Horvat
No answer but one from 70 viewers. That pretty much says it all. And you all wonder why you are going to lose your number one status.
I didn't post anything because you expressed your own opinion, and while I completely disagree with it there isn't anything I can say that would suddenly make someone that apparently feels so strongly about this issue change their mind.
I have to agree with a few of the others here that said Stanford / Pande Group could have and I believe should have done a much, much better job organizing, then managing the huge resource that people have given them to put to scientific endeavors out of the goodness of their own hearts, and whom also have to "give" more out of their wallets to pay for the electricity costs to run their equipment. Too many of their forum mods come across as abrasive or even rude, however unintentional or intentional it may be. Yet some of the scientists in the same forum I've briefly traded posts with were nothing but courteous and pleasant to chat with.
It is easy to read into things too far, and that's where my difference of opinion begins. On one hand early return bonuses were needed to help insure the right people were folding the right projects best suited for their particular machine, and it was another way to reward those that frequently return the WU's in a timely fashion. When bigadv started back in 2006, Pande Group was pretty unhappy quad-core systems were running projects designed for eight+ core systems. Although a highly overclocked Core i7 920 could turn in projects competitively with AMD systems, there were almost as many regular people already trying and failing to even complete bigadv projects before the final deadline. I'd see them posting in the Pande forum asking where their points went, or why they never got bonus points all the time.
Frankly 5-6 years is a hell of a long time in the computer industry. I feel they had to change the bigadv project to keep the idea current because these days almost any system capable of folding could run them and that wasn't what these projects were about. Regular clients & projects exist for a reason, the entire Folding@home system is not about Bigadv. So the line had to be drawn in the sand somewhere, and regardless of where there are always going to be people that get the short end of the stick. It's unfortunate, and it definitely sucks, but there isn't any other way to do it. They had to update the bigadv requirements to fit the times, and they chose what they think best helps the project as a whole.
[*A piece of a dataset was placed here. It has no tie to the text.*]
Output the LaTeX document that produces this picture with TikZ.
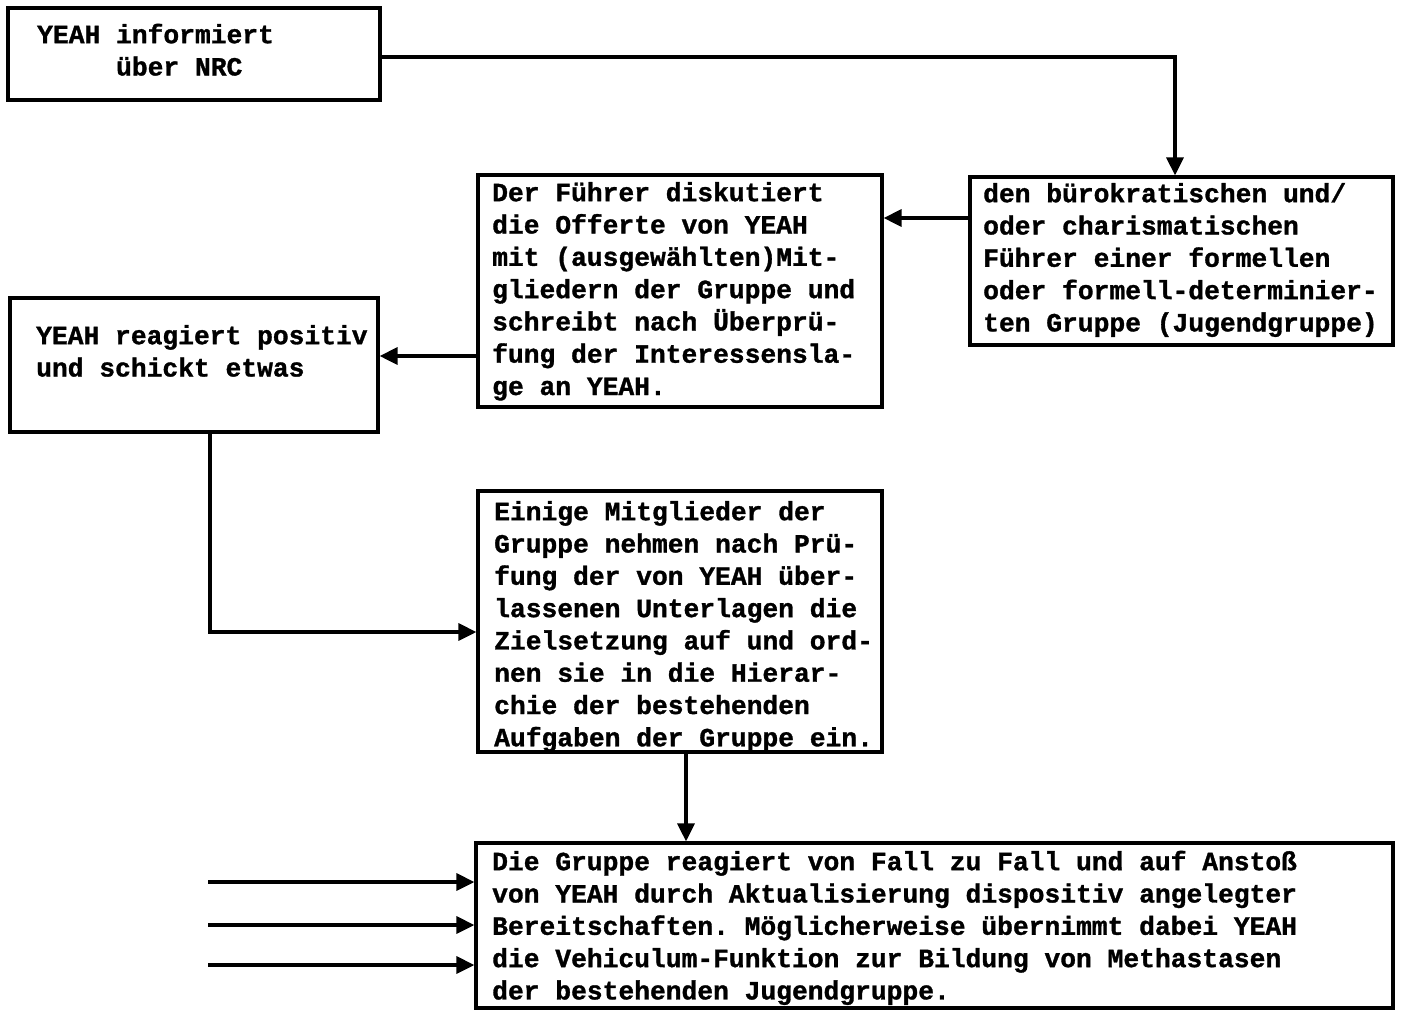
\documentclass[tikz,border=0pt]{standalone}
\usepackage{fontspec}
\newfontfamily\tw[BoldFeatures={FakeBold=1.2}]{Liberation Mono}
\usetikzlibrary{arrows.meta}
\AtBeginDocument{\setlength{\lineskiplimit}{-100pt}\frenchspacing}
\newcommand\fs{\rule{0pt}{25pt}}
\begin{document}
\begin{tikzpicture}[x=1pt,y=-1pt,
  box/.style={draw,line width=3.2pt,inner sep=0pt},
  txt/.style={anchor=north west,inner sep=0pt,align=left,
    font=\tw\bfseries\fontsize{26.3pt}{32.3pt}\selectfont\frenchspacing},
  arr/.style={line width=3.2pt,-{Triangle[length=18pt,width=17pt]}}]
\useasboundingbox (0,0) rectangle (1401,1010);
% boxes
\node[box,minimum width=372pt,minimum height=92pt] (b1) at (194,54) {};
\node[box,minimum width=423pt,minimum height=168pt] (b2) at (1181.5,261) {};
\node[box,minimum width=404pt,minimum height=232pt] (b3) at (680,291) {};
\node[box,minimum width=368pt,minimum height=134pt] (b4) at (194,365) {};
\node[box,minimum width=404pt,minimum height=261pt] (b5) at (680,621.5) {};
\node[box,minimum width=917pt,minimum height=165pt] (b6) at (934.5,925.5) {};
% texts
\node[txt] (t1) at (37,18) {\fs YEAH informiert\\\hphantom{xxxxx}über NRC};
\node[txt] (t2) at (983,177) {\fs den bürokratischen und/\\oder charismatischen\\Führer einer formellen\\oder formell-determinier-\\ten Gruppe (Jugendgruppe)};
\node[txt] (t3) at (492,176) {\fs Der Führer diskutiert\\die Offerte von YEAH\\mit (ausgewählten)Mit-\\gliedern der Gruppe und\\schreibt nach Überprü-\\fung der Interessensla-\\ge an YEAH.};
\node[txt] (t4) at (36,319) {\fs YEAH reagiert positiv\\und schickt etwas};
\node[txt] (t5) at (494,495) {\fs Einige Mitglieder der\\Gruppe nehmen nach Prü-\\fung der von YEAH über-\\lassenen Unterlagen die\\Zielsetzung auf und ord-\\nen sie in die Hierar-\\chie der bestehenden\\Aufgaben der Gruppe ein.};
\node[txt] (t6) at (492,845) {\fs Die Gruppe reagiert von Fall zu Fall und auf Anstoß\\von YEAH durch Aktualisierung dispositiv angelegter\\Bereitschaften. Möglicherweise übernimmt dabei YEAH\\die Vehiculum-Funktion zur Bildung von Methastasen\\der bestehenden Jugendgruppe.};
% connectors
\coordinate (a0) at ([yshift=-3pt]b1.east);
\coordinate (a1) at ([xshift=-6.5pt]b2.north);
\draw[arr] (a0) -| (a1);
\coordinate (a2) at ([yshift=43pt]b2.west);
\draw[arr] (a2) -- (a2 -| b3.east);
\coordinate (a3) at ([yshift=-65pt]b3.west);
\draw[arr] (a3) -- (a3 -| b4.east);
\coordinate (a4) at ([xshift=16pt]b4.south);
\draw[arr] (a4) |- ([yshift=-10.5pt]b5.west);
\coordinate (a5) at ([xshift=6pt]b5.south);
\draw[arr] (a5) -- (a5 |- b6.north);
\coordinate (s1) at (208,882);
\coordinate (s2) at (208,925);
\coordinate (s3) at (208,965);
\draw[arr] (s1) -- (s1 -| b6.west);
\draw[arr] (s2) -- (s2 -| b6.west);
\draw[arr] (s3) -- (s3 -| b6.west);
\end{tikzpicture}
\end{document}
As for your number one status comment, being spiteful won't get you anywhere. I have been a member of more than a few Folding teams since 2003 long before bigadv even existed, and I helped revive one dead team that was at the bottom of the entire pile and bring it back to life directly. When I joined them in 2006 they were ranked 503 and had 3 people even turning in projects. Today that team is ranked 57 and is still going strong even without me. Folding for points makes it fun and keeps the competitive folk like me tuning their machines for best performance, but the F@H project ultimately isn't about points, or ranking, or even EVGA bucks. It's about donating some computer power to a good cause that ultimately benefits everyone. Bigadv was always supposed to be just a small portion of the F@H workload, not the largest slice of it. They had to make changes to maintain the integrity of the project, and some people were just going to get the short end of the stick. It doesn't matter if you donate your computer power to F@H or some other distributed computing project that aims to figure out and cure some disease, it's all for a good cause. As long as you're still crunching something for a good cause and happy doing so, then that's what matters.